[Prompt]:
Repeat all the records exactly, omitting pictures.
* begin *
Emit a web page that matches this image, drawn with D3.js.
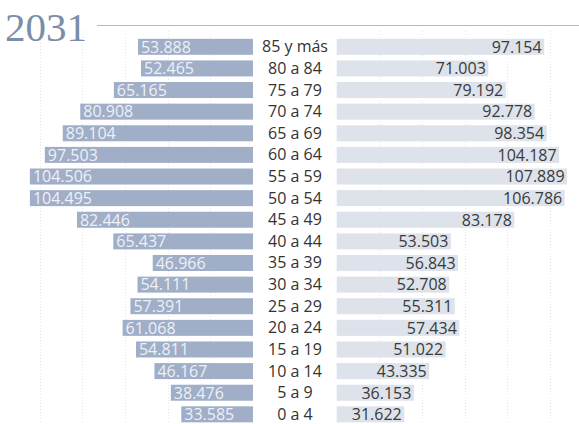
<!DOCTYPE html>
<html><head><meta charset="utf-8">
<script src="https://cdn.jsdelivr.net/npm/d3@7"></script>
<style>html,body{margin:0;padding:0;background:#fff;overflow:hidden}svg{display:block}</style>
</head><body>
<svg id="c" width="579" height="424"></svg>
<script>
const title = "2031";
const groups = ["85 y más","80 a 84","75 a 79","70 a 74","65 a 69","60 a 64","55 a 59","50 a 54","45 a 49","40 a 44","35 a 39","30 a 34","25 a 29","20 a 24","15 a 19","10 a 14","5 a 9","0 a 4"];
const leftValues = [53888,52465,65165,80908,89104,97503,104506,104495,82446,65437,46966,54111,57391,61068,54811,46167,38476,33585];
const rightValues = [97154,71003,79192,92778,98354,104187,107889,106786,83178,53503,56843,52708,55311,57434,51022,43335,36153,31622];
const gridTicks = [20000,40000,60000,80000,100000];

const svg = d3.select("#c");
const fmt = d3.formatLocale({thousands:".", decimal:",", grouping:[3], currency:["",""]}).format(",d");

const pitch = 21.62, pad = 0.26;
const y0 = 38.8 - pitch*pad/2;
const y = d3.scaleBand().domain(groups).range([y0, y0 + pitch*groups.length]).paddingInner(pad).paddingOuter(pad/2);
const span = 234.85;
const xL = d3.scaleLinear().domain([0,110000]).range([253, 253 - span]);
const xR = d3.scaleLinear().domain([0,110000]).range([336.7, 336.7 + span]);

// grid
const grid = svg.append("g").attr("stroke","#e3e6eb").attr("stroke-width",1).attr("stroke-dasharray","1,2");
grid.selectAll(".gl").data(gridTicks).join("line")
  .attr("x1",d=>Math.round(xL(d))+0.5).attr("x2",d=>Math.round(xL(d))+0.5).attr("y1",31).attr("y2",424);
grid.selectAll(".gr").data(gridTicks).join("line")
  .attr("x1",d=>Math.round(xR(d))+0.5).attr("x2",d=>Math.round(xR(d))+0.5).attr("y1",31).attr("y2",424);

// title
svg.append("text").attr("x",5).attr("y",40.5).text(title)
  .attr("font-family","'Liberation Serif', 'DejaVu Serif', serif").attr("font-size",41)
  .attr("fill","#7b8da8");
svg.append("line").attr("x1",97).attr("x2",579).attr("y1",25.5).attr("y2",25.5)
  .attr("stroke","#b3bac4").attr("stroke-width",1);

// bars
svg.selectAll(".bl").data(groups).join("rect")
  .attr("x",(d,i)=>xL(leftValues[i])).attr("width",(d,i)=>xL(0)-xL(leftValues[i]))
  .attr("y",d=>y(d)).attr("height",y.bandwidth()).attr("fill","#a0aec8");
svg.selectAll(".br").data(groups).join("rect")
  .attr("x",xR(0)).attr("width",(d,i)=>xR(rightValues[i])-xR(0))
  .attr("y",d=>y(d)).attr("height",y.bandwidth()).attr("fill","#dde2eb");

const font = "'Open Sans', Lato, sans-serif";
svg.selectAll(".tl").data(groups).join("text")
  .attr("x",(d,i)=>xL(leftValues[i])+3).attr("y",d=>y(d)+y.bandwidth()/2+5.8)
  .text((d,i)=>fmt(leftValues[i])).attr("font-family",font).attr("font-size",16)
  .attr("fill","#eef1f6");
svg.selectAll(".tr").data(groups).join("text")
  .attr("x",(d,i)=>xR(rightValues[i])-2.5).attr("y",d=>y(d)+y.bandwidth()/2+5.8)
  .attr("text-anchor","end")
  .text((d,i)=>fmt(rightValues[i])).attr("font-family",font).attr("font-size",16)
  .attr("fill","#3a3a3a");
svg.selectAll(".tc").data(groups).join("text")
  .attr("x",295).attr("y",d=>y(d)+y.bandwidth()/2+5.5)
  .attr("text-anchor","middle")
  .text(d=>d).attr("font-family",font).attr("font-size",16)
  .attr("fill","#333333");
</script>
</body></html>
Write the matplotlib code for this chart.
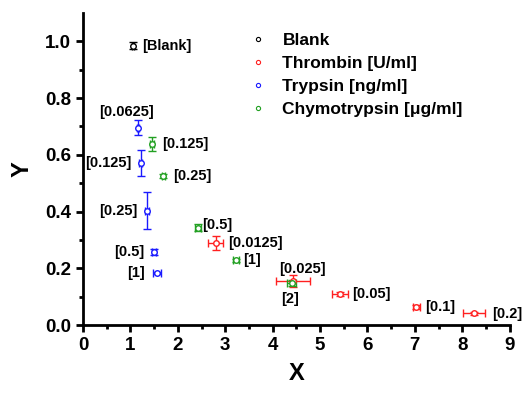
* end *
[Task solution]:
Emit a web page that matches this image, drawn with D3.js.
<!DOCTYPE html>
<html><head><meta charset="utf-8">
<script src="https://cdn.jsdelivr.net/npm/d3@7"></script>
<style>html,body{margin:0;padding:0;background:#fff;overflow:hidden}svg{display:block}</style>
</head><body>
<svg id="c" width="579" height="424"></svg>
<script>
const title = "2031";
const groups = ["85 y más","80 a 84","75 a 79","70 a 74","65 a 69","60 a 64","55 a 59","50 a 54","45 a 49","40 a 44","35 a 39","30 a 34","25 a 29","20 a 24","15 a 19","10 a 14","5 a 9","0 a 4"];
const leftValues = [53888,52465,65165,80908,89104,97503,104506,104495,82446,65437,46966,54111,57391,61068,54811,46167,38476,33585];
const rightValues = [97154,71003,79192,92778,98354,104187,107889,106786,83178,53503,56843,52708,55311,57434,51022,43335,36153,31622];
const gridTicks = [20000,40000,60000,80000,100000];

const svg = d3.select("#c");
const fmt = d3.formatLocale({thousands:".", decimal:",", grouping:[3], currency:["",""]}).format(",d");

const pitch = 21.62, pad = 0.26;
const y0 = 38.8 - pitch*pad/2;
const y = d3.scaleBand().domain(groups).range([y0, y0 + pitch*groups.length]).paddingInner(pad).paddingOuter(pad/2);
const span = 234.85;
const xL = d3.scaleLinear().domain([0,110000]).range([253, 253 - span]);
const xR = d3.scaleLinear().domain([0,110000]).range([336.7, 336.7 + span]);

// grid
const grid = svg.append("g").attr("stroke","#e3e6eb").attr("stroke-width",1).attr("stroke-dasharray","1,2");
grid.selectAll(".gl").data(gridTicks).join("line")
  .attr("x1",d=>Math.round(xL(d))+0.5).attr("x2",d=>Math.round(xL(d))+0.5).attr("y1",31).attr("y2",424);
grid.selectAll(".gr").data(gridTicks).join("line")
  .attr("x1",d=>Math.round(xR(d))+0.5).attr("x2",d=>Math.round(xR(d))+0.5).attr("y1",31).attr("y2",424);

// title
svg.append("text").attr("x",5).attr("y",40.5).text(title)
  .attr("font-family","'Liberation Serif', 'DejaVu Serif', serif").attr("font-size",41)
  .attr("fill","#7b8da8");
svg.append("line").attr("x1",97).attr("x2",579).attr("y1",25.5).attr("y2",25.5)
  .attr("stroke","#b3bac4").attr("stroke-width",1);

// bars
svg.selectAll(".bl").data(groups).join("rect")
  .attr("x",(d,i)=>xL(leftValues[i])).attr("width",(d,i)=>xL(0)-xL(leftValues[i]))
  .attr("y",d=>y(d)).attr("height",y.bandwidth()).attr("fill","#a0aec8");
svg.selectAll(".br").data(groups).join("rect")
  .attr("x",xR(0)).attr("width",(d,i)=>xR(rightValues[i])-xR(0))
  .attr("y",d=>y(d)).attr("height",y.bandwidth()).attr("fill","#dde2eb");

const font = "'Open Sans', Lato, sans-serif";
svg.selectAll(".tl").data(groups).join("text")
  .attr("x",(d,i)=>xL(leftValues[i])+3).attr("y",d=>y(d)+y.bandwidth()/2+5.8)
  .text((d,i)=>fmt(leftValues[i])).attr("font-family",font).attr("font-size",16)
  .attr("fill","#eef1f6");
svg.selectAll(".tr").data(groups).join("text")
  .attr("x",(d,i)=>xR(rightValues[i])-2.5).attr("y",d=>y(d)+y.bandwidth()/2+5.8)
  .attr("text-anchor","end")
  .text((d,i)=>fmt(rightValues[i])).attr("font-family",font).attr("font-size",16)
  .attr("fill","#3a3a3a");
svg.selectAll(".tc").data(groups).join("text")
  .attr("x",295).attr("y",d=>y(d)+y.bandwidth()/2+5.5)
  .attr("text-anchor","middle")
  .text(d=>d).attr("font-family",font).attr("font-size",16)
  .attr("fill","#333333");
</script>
</body></html>
Write the matplotlib code for this chart.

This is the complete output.